OBJECTIVE
Skip the pictures and extract all of the lines exactly as written.

[RECORDED INFORMATION start]

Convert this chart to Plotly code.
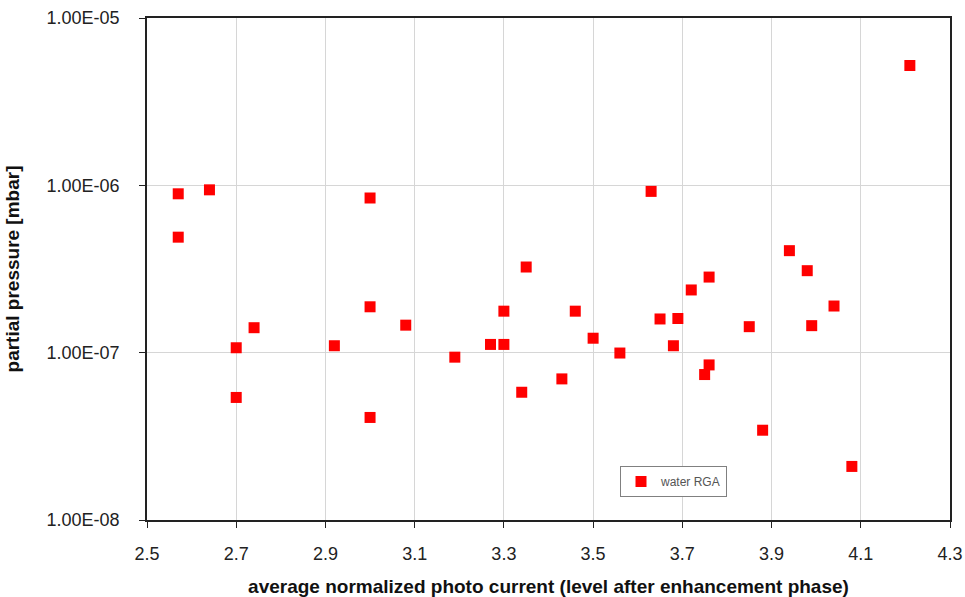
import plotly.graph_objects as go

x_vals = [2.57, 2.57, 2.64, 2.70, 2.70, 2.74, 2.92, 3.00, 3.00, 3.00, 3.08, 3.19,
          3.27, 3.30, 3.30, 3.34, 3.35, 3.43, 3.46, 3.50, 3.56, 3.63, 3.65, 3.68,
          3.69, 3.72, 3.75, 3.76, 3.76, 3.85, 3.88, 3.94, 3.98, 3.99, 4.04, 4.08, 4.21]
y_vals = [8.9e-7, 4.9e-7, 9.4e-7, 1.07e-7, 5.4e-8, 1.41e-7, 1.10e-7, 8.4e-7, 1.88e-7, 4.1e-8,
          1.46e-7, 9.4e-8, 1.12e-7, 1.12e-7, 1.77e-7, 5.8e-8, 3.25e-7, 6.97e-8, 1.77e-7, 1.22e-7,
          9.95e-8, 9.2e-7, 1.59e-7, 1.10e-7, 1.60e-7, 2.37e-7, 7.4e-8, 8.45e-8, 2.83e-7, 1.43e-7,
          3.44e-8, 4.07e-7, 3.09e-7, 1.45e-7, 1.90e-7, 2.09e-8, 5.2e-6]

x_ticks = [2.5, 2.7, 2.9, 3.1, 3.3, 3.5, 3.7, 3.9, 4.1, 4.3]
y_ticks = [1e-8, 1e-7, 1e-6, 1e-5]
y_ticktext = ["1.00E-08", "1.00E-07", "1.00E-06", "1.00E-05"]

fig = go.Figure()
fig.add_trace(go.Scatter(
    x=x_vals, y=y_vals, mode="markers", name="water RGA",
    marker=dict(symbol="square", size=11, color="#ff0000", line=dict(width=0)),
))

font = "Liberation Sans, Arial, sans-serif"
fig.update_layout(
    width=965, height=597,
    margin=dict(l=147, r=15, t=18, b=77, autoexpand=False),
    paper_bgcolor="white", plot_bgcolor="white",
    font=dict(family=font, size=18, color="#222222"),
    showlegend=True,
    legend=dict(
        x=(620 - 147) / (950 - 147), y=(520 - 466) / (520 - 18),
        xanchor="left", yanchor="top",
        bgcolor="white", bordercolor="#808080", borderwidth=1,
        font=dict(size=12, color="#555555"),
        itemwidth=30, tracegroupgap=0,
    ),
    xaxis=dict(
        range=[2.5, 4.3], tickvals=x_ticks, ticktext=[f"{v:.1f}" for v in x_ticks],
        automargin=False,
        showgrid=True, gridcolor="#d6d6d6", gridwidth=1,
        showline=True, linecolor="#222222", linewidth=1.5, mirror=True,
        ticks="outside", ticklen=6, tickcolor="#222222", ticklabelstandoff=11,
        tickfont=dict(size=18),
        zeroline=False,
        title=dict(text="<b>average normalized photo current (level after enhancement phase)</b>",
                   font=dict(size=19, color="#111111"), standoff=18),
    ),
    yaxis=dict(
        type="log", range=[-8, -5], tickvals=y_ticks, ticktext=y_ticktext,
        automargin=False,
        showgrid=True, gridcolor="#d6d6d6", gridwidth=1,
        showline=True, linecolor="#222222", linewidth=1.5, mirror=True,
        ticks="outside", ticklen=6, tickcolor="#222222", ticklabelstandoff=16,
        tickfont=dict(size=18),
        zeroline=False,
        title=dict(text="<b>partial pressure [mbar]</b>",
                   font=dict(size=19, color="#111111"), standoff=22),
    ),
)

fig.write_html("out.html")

[RECORDED INFORMATION end]

WORKED ANSWER
Convert this chart to Plotly code.
import plotly.graph_objects as go

x_vals = [2.57, 2.57, 2.64, 2.70, 2.70, 2.74, 2.92, 3.00, 3.00, 3.00, 3.08, 3.19,
          3.27, 3.30, 3.30, 3.34, 3.35, 3.43, 3.46, 3.50, 3.56, 3.63, 3.65, 3.68,
          3.69, 3.72, 3.75, 3.76, 3.76, 3.85, 3.88, 3.94, 3.98, 3.99, 4.04, 4.08, 4.21]
y_vals = [8.9e-7, 4.9e-7, 9.4e-7, 1.07e-7, 5.4e-8, 1.41e-7, 1.10e-7, 8.4e-7, 1.88e-7, 4.1e-8,
          1.46e-7, 9.4e-8, 1.12e-7, 1.12e-7, 1.77e-7, 5.8e-8, 3.25e-7, 6.97e-8, 1.77e-7, 1.22e-7,
          9.95e-8, 9.2e-7, 1.59e-7, 1.10e-7, 1.60e-7, 2.37e-7, 7.4e-8, 8.45e-8, 2.83e-7, 1.43e-7,
          3.44e-8, 4.07e-7, 3.09e-7, 1.45e-7, 1.90e-7, 2.09e-8, 5.2e-6]

x_ticks = [2.5, 2.7, 2.9, 3.1, 3.3, 3.5, 3.7, 3.9, 4.1, 4.3]
y_ticks = [1e-8, 1e-7, 1e-6, 1e-5]
y_ticktext = ["1.00E-08", "1.00E-07", "1.00E-06", "1.00E-05"]

fig = go.Figure()
fig.add_trace(go.Scatter(
    x=x_vals, y=y_vals, mode="markers", name="water RGA",
    marker=dict(symbol="square", size=11, color="#ff0000", line=dict(width=0)),
))

font = "Liberation Sans, Arial, sans-serif"
fig.update_layout(
    width=965, height=597,
    margin=dict(l=147, r=15, t=18, b=77, autoexpand=False),
    paper_bgcolor="white", plot_bgcolor="white",
    font=dict(family=font, size=18, color="#222222"),
    showlegend=True,
    legend=dict(
        x=(620 - 147) / (950 - 147), y=(520 - 466) / (520 - 18),
        xanchor="left", yanchor="top",
        bgcolor="white", bordercolor="#808080", borderwidth=1,
        font=dict(size=12, color="#555555"),
        itemwidth=30, tracegroupgap=0,
    ),
    xaxis=dict(
        range=[2.5, 4.3], tickvals=x_ticks, ticktext=[f"{v:.1f}" for v in x_ticks],
        automargin=False,
        showgrid=True, gridcolor="#d6d6d6", gridwidth=1,
        showline=True, linecolor="#222222", linewidth=1.5, mirror=True,
        ticks="outside", ticklen=6, tickcolor="#222222", ticklabelstandoff=11,
        tickfont=dict(size=18),
        zeroline=False,
        title=dict(text="<b>average normalized photo current (level after enhancement phase)</b>",
                   font=dict(size=19, color="#111111"), standoff=18),
    ),
    yaxis=dict(
        type="log", range=[-8, -5], tickvals=y_ticks, ticktext=y_ticktext,
        automargin=False,
        showgrid=True, gridcolor="#d6d6d6", gridwidth=1,
        showline=True, linecolor="#222222", linewidth=1.5, mirror=True,
        ticks="outside", ticklen=6, tickcolor="#222222", ticklabelstandoff=16,
        tickfont=dict(size=18),
        zeroline=False,
        title=dict(text="<b>partial pressure [mbar]</b>",
                   font=dict(size=19, color="#111111"), standoff=22),
    ),
)

fig.write_html("out.html")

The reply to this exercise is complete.